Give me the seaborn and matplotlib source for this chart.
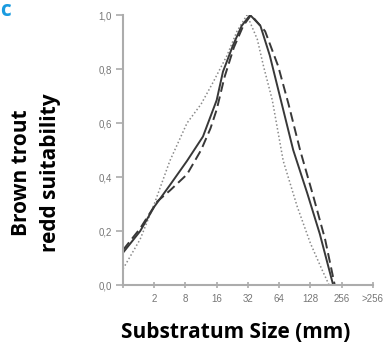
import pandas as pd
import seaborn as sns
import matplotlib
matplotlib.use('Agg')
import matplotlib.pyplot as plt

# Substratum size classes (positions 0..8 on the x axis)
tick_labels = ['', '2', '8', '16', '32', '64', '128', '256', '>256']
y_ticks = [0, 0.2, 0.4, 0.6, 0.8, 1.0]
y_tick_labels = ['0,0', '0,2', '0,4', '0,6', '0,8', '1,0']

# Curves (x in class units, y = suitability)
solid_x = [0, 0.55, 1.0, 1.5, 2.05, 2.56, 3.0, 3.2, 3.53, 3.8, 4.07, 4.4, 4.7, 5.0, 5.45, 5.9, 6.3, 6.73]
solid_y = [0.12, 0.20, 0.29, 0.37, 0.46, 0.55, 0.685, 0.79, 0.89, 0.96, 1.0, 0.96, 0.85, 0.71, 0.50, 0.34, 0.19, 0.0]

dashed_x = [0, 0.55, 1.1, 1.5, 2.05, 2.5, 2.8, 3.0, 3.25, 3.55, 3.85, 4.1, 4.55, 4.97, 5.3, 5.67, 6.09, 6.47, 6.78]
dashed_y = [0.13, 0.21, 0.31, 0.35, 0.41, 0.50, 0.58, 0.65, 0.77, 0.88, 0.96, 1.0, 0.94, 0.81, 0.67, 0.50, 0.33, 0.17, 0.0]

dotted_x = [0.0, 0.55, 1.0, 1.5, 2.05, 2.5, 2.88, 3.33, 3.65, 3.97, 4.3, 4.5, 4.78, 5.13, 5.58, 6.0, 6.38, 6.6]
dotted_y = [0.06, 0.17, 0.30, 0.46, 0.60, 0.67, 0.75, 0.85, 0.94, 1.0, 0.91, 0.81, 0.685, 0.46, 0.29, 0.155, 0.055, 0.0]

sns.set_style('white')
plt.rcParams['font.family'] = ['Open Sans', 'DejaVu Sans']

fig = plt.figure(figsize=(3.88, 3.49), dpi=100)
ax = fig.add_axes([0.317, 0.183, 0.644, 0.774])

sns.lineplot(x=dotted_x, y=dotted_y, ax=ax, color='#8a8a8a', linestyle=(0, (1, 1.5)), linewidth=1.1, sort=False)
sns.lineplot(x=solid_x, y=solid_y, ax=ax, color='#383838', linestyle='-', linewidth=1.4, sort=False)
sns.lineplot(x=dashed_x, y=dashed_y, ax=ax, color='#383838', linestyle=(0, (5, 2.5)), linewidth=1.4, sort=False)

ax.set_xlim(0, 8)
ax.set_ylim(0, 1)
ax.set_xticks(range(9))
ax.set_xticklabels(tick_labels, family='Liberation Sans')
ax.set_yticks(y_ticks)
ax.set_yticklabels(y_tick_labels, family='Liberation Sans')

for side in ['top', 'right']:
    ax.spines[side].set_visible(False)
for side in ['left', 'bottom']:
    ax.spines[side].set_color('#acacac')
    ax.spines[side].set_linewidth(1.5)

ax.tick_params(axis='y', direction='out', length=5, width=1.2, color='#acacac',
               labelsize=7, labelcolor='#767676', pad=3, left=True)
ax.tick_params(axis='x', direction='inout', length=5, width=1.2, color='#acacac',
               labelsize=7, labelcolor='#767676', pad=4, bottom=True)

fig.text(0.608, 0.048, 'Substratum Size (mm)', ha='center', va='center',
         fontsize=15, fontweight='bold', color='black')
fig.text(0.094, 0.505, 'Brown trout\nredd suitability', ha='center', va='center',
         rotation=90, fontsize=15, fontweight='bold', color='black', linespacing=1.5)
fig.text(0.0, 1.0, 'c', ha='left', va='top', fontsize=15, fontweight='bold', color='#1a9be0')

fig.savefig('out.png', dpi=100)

--

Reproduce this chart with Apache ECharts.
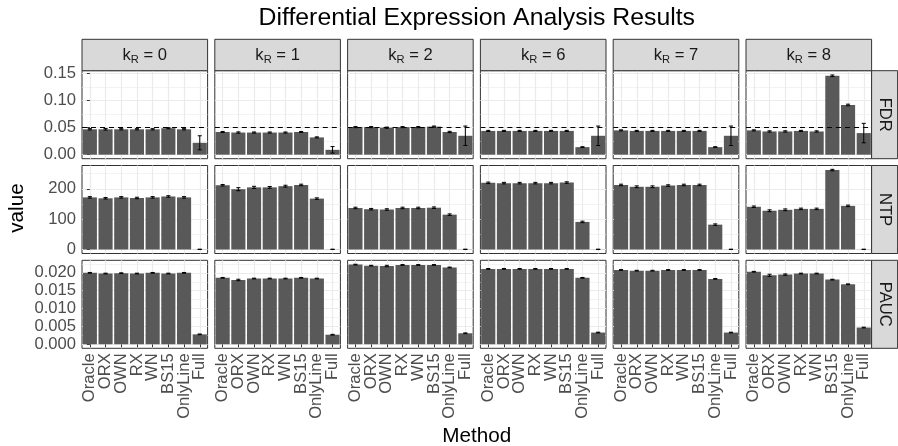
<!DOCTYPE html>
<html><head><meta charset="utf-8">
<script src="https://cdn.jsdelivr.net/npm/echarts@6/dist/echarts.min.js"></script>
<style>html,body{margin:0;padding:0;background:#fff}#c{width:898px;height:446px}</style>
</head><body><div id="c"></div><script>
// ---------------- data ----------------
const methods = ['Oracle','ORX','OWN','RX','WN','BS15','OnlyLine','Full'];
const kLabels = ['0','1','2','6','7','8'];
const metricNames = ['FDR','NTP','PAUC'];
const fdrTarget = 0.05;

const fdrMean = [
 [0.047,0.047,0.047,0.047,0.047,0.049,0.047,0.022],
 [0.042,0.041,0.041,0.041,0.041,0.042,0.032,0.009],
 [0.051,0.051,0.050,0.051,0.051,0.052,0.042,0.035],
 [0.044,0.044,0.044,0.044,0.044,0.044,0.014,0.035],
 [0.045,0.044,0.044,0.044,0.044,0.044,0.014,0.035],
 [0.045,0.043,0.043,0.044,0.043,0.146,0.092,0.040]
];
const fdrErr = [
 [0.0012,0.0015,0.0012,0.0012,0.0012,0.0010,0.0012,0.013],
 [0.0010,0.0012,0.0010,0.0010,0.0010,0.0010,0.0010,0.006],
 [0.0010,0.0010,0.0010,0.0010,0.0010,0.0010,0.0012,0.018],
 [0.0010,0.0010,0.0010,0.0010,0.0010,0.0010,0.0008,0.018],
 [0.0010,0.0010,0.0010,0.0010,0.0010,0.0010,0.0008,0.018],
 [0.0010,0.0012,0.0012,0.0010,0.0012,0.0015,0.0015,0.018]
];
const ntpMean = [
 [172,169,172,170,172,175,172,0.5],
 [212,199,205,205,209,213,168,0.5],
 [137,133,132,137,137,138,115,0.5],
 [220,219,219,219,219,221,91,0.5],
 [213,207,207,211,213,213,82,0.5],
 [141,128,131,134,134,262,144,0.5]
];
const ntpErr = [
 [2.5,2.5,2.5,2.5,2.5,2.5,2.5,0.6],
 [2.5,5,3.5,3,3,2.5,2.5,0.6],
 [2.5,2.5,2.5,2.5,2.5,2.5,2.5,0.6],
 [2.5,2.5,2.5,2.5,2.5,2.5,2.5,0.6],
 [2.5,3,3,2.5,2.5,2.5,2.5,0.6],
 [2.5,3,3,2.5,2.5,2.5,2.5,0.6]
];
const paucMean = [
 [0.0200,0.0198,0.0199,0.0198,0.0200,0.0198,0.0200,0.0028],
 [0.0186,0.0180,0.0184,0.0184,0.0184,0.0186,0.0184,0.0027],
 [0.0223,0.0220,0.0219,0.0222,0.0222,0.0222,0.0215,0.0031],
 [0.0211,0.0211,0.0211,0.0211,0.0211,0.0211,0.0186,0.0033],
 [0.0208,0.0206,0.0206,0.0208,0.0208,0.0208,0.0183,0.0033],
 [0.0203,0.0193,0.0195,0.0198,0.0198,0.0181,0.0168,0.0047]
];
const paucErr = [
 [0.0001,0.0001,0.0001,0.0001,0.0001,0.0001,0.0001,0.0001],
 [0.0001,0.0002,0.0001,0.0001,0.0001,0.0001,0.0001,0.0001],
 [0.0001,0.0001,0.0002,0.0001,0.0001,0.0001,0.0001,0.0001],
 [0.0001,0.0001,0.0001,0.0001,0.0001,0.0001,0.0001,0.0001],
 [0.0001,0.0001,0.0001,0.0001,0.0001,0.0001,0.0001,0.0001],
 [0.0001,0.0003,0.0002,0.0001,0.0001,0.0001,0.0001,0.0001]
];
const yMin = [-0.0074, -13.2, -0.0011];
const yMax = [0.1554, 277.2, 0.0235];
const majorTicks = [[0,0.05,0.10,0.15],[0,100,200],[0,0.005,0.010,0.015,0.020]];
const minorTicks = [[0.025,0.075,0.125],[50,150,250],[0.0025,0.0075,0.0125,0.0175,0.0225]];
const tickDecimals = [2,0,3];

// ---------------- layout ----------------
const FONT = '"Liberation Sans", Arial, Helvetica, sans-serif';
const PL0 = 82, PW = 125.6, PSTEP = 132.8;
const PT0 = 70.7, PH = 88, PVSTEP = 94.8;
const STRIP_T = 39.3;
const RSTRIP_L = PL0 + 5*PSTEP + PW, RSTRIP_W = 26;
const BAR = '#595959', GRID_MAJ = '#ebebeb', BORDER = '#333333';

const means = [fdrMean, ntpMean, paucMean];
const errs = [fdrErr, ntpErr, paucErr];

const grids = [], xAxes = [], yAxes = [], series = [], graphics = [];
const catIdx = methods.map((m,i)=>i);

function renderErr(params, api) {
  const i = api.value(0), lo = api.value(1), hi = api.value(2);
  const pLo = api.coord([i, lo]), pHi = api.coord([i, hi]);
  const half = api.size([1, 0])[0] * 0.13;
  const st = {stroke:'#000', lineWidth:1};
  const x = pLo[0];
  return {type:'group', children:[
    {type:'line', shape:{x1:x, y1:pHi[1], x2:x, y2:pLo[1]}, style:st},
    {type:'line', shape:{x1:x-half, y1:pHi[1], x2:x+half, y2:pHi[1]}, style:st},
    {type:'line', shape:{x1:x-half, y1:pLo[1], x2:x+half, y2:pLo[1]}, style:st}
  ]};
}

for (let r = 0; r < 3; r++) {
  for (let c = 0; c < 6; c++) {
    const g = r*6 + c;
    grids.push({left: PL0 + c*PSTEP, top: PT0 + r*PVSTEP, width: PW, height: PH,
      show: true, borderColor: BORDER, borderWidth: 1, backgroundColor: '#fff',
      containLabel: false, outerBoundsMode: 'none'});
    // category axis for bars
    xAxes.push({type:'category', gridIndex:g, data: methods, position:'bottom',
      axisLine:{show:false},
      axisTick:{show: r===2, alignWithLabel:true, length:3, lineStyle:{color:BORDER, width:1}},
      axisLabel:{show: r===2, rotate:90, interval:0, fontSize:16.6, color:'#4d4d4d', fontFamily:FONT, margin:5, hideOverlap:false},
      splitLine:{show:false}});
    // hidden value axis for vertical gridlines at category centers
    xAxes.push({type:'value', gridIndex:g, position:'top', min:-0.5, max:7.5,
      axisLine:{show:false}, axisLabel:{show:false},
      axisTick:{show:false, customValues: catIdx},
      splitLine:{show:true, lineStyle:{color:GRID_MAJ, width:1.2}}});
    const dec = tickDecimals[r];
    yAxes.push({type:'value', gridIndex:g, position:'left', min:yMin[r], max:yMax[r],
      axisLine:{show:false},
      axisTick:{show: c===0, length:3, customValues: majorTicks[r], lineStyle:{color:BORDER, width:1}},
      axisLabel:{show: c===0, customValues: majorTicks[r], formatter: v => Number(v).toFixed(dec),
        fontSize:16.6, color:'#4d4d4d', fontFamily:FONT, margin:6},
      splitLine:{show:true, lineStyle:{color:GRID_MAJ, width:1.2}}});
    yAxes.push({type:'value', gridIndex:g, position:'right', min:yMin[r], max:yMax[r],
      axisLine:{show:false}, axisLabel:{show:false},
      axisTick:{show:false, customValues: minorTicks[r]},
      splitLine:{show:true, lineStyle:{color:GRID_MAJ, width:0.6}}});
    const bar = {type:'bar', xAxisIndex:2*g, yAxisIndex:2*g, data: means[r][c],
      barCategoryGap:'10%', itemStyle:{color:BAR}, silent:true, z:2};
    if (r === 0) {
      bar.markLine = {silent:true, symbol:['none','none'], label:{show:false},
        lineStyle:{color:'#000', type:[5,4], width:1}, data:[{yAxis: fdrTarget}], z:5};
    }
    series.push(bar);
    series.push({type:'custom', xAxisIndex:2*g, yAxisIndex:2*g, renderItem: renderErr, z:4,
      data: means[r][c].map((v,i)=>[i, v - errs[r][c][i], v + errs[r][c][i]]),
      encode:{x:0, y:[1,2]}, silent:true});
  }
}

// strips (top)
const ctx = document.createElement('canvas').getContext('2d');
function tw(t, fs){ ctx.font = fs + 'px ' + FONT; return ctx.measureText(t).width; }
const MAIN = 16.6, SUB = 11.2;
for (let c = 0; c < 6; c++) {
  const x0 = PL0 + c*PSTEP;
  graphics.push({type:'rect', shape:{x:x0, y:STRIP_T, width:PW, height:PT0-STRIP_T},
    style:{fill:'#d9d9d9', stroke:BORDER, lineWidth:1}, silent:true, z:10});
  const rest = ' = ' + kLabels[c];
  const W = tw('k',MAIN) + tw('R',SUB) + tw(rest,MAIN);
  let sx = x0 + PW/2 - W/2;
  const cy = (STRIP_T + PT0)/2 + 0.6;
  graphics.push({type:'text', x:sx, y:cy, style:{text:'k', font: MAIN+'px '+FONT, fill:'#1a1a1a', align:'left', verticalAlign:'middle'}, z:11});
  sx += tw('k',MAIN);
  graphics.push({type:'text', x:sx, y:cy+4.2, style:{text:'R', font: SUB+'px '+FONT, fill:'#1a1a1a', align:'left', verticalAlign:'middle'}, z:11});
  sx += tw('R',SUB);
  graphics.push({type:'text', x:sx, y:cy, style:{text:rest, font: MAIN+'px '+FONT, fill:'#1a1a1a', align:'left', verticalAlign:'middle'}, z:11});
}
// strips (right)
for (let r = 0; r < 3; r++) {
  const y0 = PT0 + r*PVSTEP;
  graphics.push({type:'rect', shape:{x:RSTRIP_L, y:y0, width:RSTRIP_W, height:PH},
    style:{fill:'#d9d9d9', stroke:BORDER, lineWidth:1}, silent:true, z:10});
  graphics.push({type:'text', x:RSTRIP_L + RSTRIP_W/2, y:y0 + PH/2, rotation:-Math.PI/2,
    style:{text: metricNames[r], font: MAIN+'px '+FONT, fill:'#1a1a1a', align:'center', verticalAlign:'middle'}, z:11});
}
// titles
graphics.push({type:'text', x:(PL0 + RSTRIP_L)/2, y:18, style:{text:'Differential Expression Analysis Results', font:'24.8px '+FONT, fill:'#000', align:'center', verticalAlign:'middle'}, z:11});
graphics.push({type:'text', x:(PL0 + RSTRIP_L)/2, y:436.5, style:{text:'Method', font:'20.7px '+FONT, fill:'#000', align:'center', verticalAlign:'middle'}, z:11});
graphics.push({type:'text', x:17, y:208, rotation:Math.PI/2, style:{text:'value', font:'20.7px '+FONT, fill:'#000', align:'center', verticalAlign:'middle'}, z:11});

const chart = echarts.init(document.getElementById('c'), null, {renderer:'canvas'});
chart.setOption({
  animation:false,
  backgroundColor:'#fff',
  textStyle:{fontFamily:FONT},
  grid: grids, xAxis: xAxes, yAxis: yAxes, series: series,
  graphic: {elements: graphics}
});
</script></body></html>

TASK GOAL
Restate word for word the part that opens with the line containing "Give me the" and closes with the line containing "import matplotlib.pyplot as plt", both ends included, and nothing else. Omit any images.

WRITTEN RESPONSE
Give me the seaborn and matplotlib source for this chart.
import pandas as pd
import seaborn as sns
import matplotlib
matplotlib.use('Agg')
import matplotlib.pyplot as plt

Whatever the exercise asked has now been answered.